Tarihin tozlu sayfalarını inceleyen arkeologlar, 125 yıl süren ‘Küçük Buz Çağı’nın Bizans İmparatorluğu’ nu nasıl etkilediğini araştırdılar. Bu araştırmanın iklim değişikliğinin uygarlıkları nasıl etkilediği konusunda bir örnek olduğunu belirttiler.
Roma İmparatorluğu ‘nun M.S. 476 yılında yıkıldığı söyleniyor olsa da, bu sadece batı kısmının yıkılışıydı. Daha zengin, daha güçlü olan doğu kısmı, 1453 yılında Osmanlı’nın bu bölgeyi fethine kadar var olmaya devam etti.
Yeni çıkan bulgular, volkanik patlamaların güneş ışığını azaltmasıyla M.S. 536’da başlayan ‘Genç Antik Küçük Buz Çağı’nın İslam’ın yükselişine yardımcı olup olmadığı ve yeni ortaya çıkan Bizans İmparatorluğu’na bir darbe olup olmadığı konusunda bir tartışma başlattı.
İsrail’deki Hayfa Üniversitesi çalışma lideri Guy Bar-oz ve meslektaşları 2015 yılında, şu an İsrail’de bulunan Negev Çölü’ndeki Bizans kenti Elusa’nın etrafındaki soba külü ve inşaat kalıntılarıyla dolu bir höyüğü incelemeye başladılar ve buranın kentin en büyük çöp höyüğü olduğunu keşfettiler.
Bu tür çöp alanları zaman içerisinde kentlerde yaşanan cinsten bir yenilenmeye maruz kalmadıkları için insanlık ve uygarlıklar tarihi ile ilgili bilgiler içerebilmektedir.
Araştırmacılar her bir katmanın yaşını tahmin ettiler ve çıkardıkları madeni para, çanak çömlek parçaları ve cam eşya parçalarını incelediler. Bu incelemelere göre bilim insanları, erken ve orta Bizans dönemleri ile M.S. 350-355 yılları arasına ait belli miktarda seramik çanak çömlek bulmuş olsalar da, bu rakam, daha sonraki dönemlerde oldukça az. Altıncı yüzyılın ortalarına ait ise çıkartılan hiçbir çöp yok.

Bu bulgular Elusa’nın yıkılışının 500’lerin ortalarında ‘Genç Antik Çağ Küçük Buz Çağı’na denk geldiğini gösteriyor. Elusa, bu Buz Çağı’nın ana etkisinden çok fazla güneyde olmasına rağmen muhtelemen şehir uluslararası ticarete bağımlı olduğu için bu durumdan çok etkilendi.

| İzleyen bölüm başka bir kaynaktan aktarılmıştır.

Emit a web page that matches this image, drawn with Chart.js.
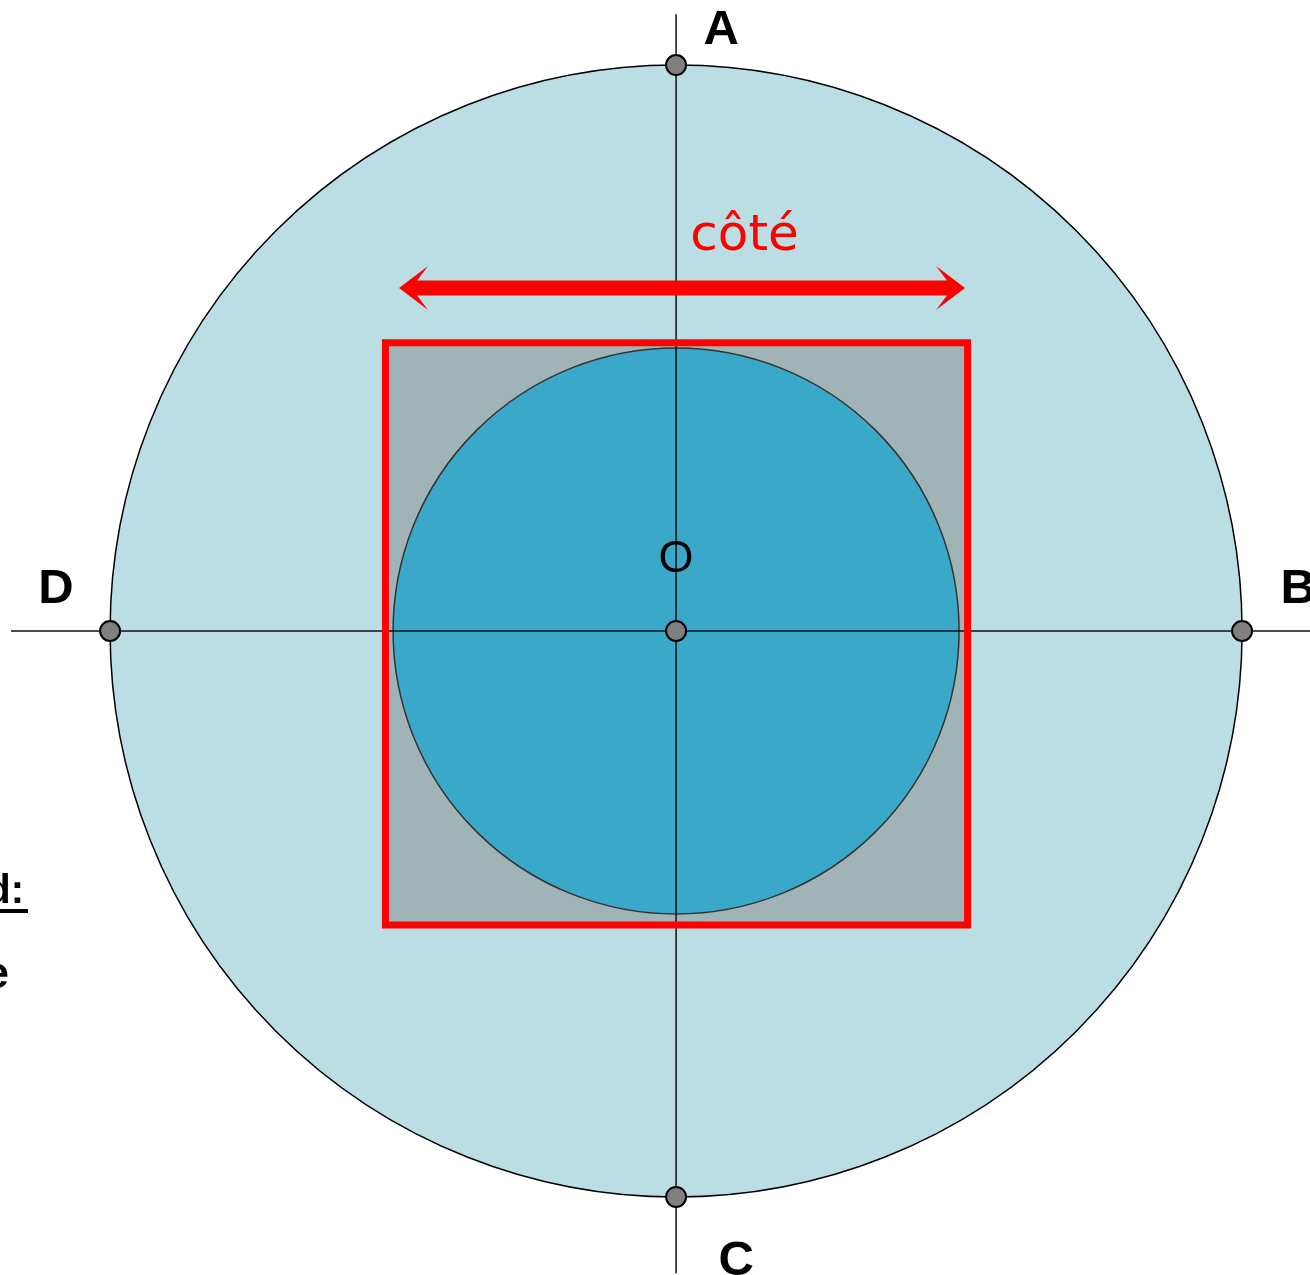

Elusa’nın ticarete bağımlılığından dolayı çöküşü daha dayanıklı toplumlar inşa etmeye çalışanlar için önemli bir derstir. Bar-oz “İklimin toplum üzerindeki etkisi bugün bizim için çok önemli ve tartışmalı bir konu” diyor. “Benim gibi tarihi toplumlarla ilgilenen araştırmacılara, küresel geleceğimiz hakkında kesinlikle söyleyeceğim çok şey var. Çünkü geçmişin kaybedilmiş derslerini bugün tekrar yaşıyoruz.’’
Bilim insanları bulgularını Proceedings of the National Academy of Sciences dergisinde çevrimiçi olarak detaylandırdılar.